## Written exercise
In the listing below, locate the line with "Write a LaTeX" and the line with "(1460,189) -- (1460,250);", then output both and everything between them exactly, minus any pictures.

## Records with drawing code
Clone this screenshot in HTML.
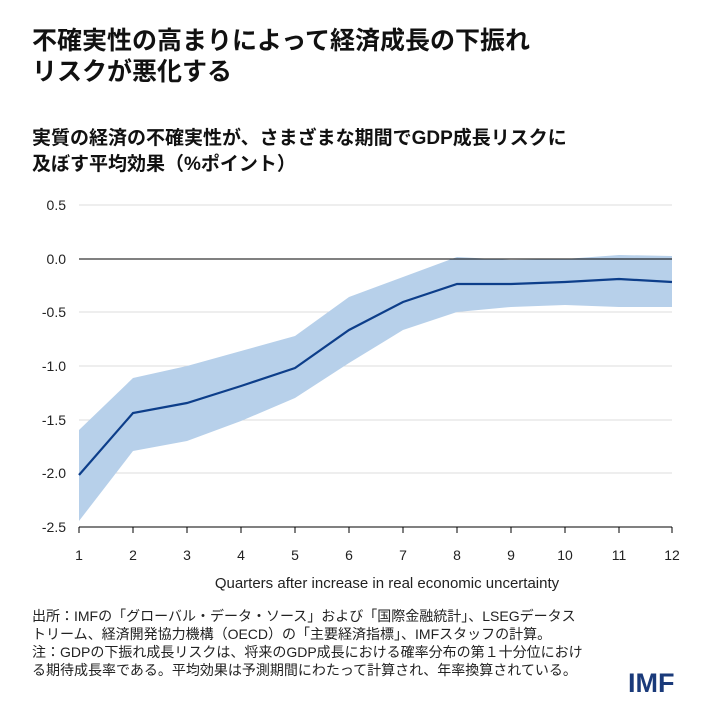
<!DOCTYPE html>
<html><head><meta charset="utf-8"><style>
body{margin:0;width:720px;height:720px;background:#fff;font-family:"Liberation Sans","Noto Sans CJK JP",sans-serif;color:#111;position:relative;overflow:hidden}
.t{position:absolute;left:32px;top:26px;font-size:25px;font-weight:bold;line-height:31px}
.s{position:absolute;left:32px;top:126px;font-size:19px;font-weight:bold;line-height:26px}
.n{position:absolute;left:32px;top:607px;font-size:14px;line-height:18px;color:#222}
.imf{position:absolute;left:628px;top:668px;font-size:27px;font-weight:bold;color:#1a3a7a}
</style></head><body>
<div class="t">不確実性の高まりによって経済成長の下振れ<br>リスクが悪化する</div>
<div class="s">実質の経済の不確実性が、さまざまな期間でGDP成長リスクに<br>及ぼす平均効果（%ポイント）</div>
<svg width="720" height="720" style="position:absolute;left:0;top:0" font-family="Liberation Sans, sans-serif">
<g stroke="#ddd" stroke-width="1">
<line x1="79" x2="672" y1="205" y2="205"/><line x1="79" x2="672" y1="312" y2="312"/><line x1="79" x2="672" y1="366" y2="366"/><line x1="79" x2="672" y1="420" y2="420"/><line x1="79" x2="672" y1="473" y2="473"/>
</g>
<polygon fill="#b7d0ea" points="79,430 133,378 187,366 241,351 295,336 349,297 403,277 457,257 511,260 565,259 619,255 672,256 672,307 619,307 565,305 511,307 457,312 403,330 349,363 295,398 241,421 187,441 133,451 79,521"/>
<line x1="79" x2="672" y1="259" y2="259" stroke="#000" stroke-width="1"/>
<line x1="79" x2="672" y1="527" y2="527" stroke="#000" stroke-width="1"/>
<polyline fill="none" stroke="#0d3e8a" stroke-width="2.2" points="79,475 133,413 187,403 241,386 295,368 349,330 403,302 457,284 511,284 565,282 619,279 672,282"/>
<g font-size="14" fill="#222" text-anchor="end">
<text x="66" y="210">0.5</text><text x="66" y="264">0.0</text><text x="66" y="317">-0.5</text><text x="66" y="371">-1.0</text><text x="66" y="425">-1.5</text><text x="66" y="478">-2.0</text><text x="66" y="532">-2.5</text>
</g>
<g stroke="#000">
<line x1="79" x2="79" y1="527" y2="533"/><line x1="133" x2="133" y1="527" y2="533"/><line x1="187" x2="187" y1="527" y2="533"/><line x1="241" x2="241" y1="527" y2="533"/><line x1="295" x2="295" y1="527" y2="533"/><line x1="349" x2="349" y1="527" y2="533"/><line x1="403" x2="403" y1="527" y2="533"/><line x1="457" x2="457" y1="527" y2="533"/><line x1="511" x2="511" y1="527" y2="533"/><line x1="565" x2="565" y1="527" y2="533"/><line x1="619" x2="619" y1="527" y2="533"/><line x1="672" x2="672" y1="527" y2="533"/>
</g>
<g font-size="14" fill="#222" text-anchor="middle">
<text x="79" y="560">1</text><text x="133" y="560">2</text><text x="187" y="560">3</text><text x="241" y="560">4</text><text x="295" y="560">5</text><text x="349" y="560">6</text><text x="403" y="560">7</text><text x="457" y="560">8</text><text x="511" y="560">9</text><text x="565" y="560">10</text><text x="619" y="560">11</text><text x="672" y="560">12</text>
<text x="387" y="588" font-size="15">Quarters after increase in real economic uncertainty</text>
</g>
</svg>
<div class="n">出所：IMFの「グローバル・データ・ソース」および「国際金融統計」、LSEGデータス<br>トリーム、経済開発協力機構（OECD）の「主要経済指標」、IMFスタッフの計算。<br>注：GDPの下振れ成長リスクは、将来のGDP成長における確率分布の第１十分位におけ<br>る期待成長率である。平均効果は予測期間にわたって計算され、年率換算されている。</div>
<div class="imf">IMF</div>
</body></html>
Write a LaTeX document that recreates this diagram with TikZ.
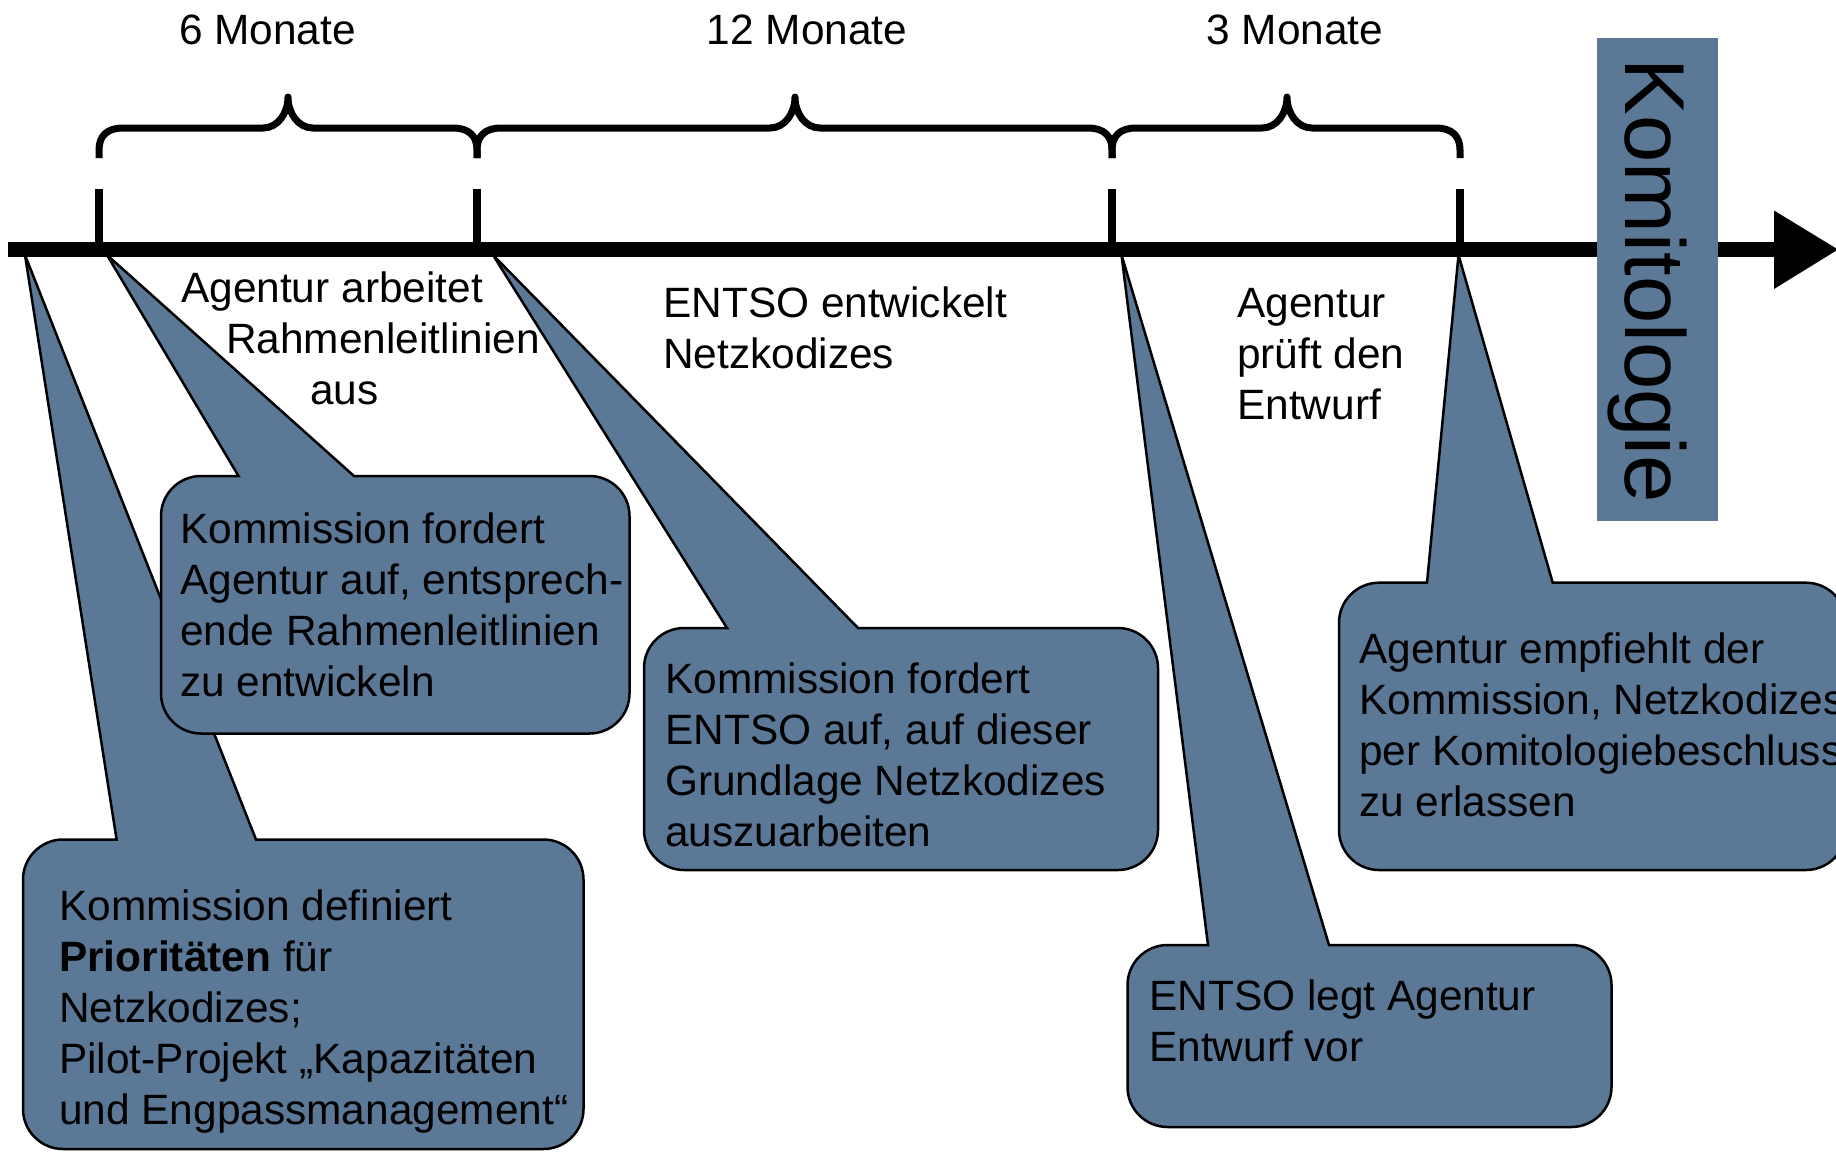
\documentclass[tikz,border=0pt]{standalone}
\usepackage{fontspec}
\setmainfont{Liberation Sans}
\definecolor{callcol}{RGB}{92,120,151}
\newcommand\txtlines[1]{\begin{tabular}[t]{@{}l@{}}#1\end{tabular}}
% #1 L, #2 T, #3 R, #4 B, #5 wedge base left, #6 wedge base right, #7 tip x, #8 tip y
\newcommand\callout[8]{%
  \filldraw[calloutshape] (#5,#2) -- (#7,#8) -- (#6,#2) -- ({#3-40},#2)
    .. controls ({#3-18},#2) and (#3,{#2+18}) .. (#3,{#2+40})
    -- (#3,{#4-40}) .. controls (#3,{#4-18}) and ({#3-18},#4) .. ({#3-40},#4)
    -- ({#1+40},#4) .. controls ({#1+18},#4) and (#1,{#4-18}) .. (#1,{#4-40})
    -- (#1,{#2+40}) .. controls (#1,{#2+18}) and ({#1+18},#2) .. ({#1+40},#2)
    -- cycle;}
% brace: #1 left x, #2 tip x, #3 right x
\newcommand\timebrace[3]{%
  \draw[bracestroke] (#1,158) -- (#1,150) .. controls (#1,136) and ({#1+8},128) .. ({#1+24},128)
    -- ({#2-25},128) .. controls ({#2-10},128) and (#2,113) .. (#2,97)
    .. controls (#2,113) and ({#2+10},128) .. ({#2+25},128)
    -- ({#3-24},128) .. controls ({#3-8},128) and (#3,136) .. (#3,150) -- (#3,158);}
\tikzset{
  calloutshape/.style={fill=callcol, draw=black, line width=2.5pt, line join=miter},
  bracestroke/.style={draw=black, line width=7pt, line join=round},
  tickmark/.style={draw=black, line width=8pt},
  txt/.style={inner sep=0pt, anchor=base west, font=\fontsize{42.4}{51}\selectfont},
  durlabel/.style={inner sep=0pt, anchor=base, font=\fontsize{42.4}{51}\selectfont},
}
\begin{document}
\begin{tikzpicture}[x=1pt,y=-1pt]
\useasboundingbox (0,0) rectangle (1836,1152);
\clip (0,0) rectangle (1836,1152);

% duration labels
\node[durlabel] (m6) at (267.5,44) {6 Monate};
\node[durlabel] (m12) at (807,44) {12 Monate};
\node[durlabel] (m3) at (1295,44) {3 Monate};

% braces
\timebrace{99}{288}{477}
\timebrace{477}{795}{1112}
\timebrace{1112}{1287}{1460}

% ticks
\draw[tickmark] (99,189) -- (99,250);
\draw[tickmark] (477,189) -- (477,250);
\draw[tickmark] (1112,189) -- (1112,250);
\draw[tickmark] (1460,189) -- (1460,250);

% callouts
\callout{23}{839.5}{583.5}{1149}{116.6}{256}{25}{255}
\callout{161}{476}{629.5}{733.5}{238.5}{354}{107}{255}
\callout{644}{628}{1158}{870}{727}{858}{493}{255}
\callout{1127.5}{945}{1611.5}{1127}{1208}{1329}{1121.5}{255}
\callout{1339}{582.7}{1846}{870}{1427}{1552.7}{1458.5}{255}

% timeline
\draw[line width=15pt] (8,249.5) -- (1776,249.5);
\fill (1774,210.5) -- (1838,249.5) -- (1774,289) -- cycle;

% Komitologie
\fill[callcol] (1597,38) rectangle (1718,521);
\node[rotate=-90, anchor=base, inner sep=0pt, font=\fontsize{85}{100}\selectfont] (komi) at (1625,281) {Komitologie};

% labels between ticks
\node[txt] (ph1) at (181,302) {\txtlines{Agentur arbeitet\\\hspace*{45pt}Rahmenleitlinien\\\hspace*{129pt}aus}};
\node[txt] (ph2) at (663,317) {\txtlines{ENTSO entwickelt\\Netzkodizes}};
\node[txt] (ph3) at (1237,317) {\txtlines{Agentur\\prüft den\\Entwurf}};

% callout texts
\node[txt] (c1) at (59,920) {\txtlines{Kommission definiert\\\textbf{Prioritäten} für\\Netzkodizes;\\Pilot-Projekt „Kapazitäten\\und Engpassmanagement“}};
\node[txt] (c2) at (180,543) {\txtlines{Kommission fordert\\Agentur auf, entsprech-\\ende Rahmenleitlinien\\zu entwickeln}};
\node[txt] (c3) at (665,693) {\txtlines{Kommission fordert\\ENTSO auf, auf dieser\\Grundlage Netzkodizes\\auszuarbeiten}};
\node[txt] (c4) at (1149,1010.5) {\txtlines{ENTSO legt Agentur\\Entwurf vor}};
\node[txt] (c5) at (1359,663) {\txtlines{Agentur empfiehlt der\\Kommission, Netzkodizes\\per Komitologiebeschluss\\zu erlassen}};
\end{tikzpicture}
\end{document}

## Written solution
Write a LaTeX document that recreates this diagram with TikZ.
\documentclass[tikz,border=0pt]{standalone}
\usepackage{fontspec}
\setmainfont{Liberation Sans}
\definecolor{callcol}{RGB}{92,120,151}
\newcommand\txtlines[1]{\begin{tabular}[t]{@{}l@{}}#1\end{tabular}}
% #1 L, #2 T, #3 R, #4 B, #5 wedge base left, #6 wedge base right, #7 tip x, #8 tip y
\newcommand\callout[8]{%
  \filldraw[calloutshape] (#5,#2) -- (#7,#8) -- (#6,#2) -- ({#3-40},#2)
    .. controls ({#3-18},#2) and (#3,{#2+18}) .. (#3,{#2+40})
    -- (#3,{#4-40}) .. controls (#3,{#4-18}) and ({#3-18},#4) .. ({#3-40},#4)
    -- ({#1+40},#4) .. controls ({#1+18},#4) and (#1,{#4-18}) .. (#1,{#4-40})
    -- (#1,{#2+40}) .. controls (#1,{#2+18}) and ({#1+18},#2) .. ({#1+40},#2)
    -- cycle;}
% brace: #1 left x, #2 tip x, #3 right x
\newcommand\timebrace[3]{%
  \draw[bracestroke] (#1,158) -- (#1,150) .. controls (#1,136) and ({#1+8},128) .. ({#1+24},128)
    -- ({#2-25},128) .. controls ({#2-10},128) and (#2,113) .. (#2,97)
    .. controls (#2,113) and ({#2+10},128) .. ({#2+25},128)
    -- ({#3-24},128) .. controls ({#3-8},128) and (#3,136) .. (#3,150) -- (#3,158);}
\tikzset{
  calloutshape/.style={fill=callcol, draw=black, line width=2.5pt, line join=miter},
  bracestroke/.style={draw=black, line width=7pt, line join=round},
  tickmark/.style={draw=black, line width=8pt},
  txt/.style={inner sep=0pt, anchor=base west, font=\fontsize{42.4}{51}\selectfont},
  durlabel/.style={inner sep=0pt, anchor=base, font=\fontsize{42.4}{51}\selectfont},
}
\begin{document}
\begin{tikzpicture}[x=1pt,y=-1pt]
\useasboundingbox (0,0) rectangle (1836,1152);
\clip (0,0) rectangle (1836,1152);

% duration labels
\node[durlabel] (m6) at (267.5,44) {6 Monate};
\node[durlabel] (m12) at (807,44) {12 Monate};
\node[durlabel] (m3) at (1295,44) {3 Monate};

% braces
\timebrace{99}{288}{477}
\timebrace{477}{795}{1112}
\timebrace{1112}{1287}{1460}

% ticks
\draw[tickmark] (99,189) -- (99,250);
\draw[tickmark] (477,189) -- (477,250);
\draw[tickmark] (1112,189) -- (1112,250);
\draw[tickmark] (1460,189) -- (1460,250);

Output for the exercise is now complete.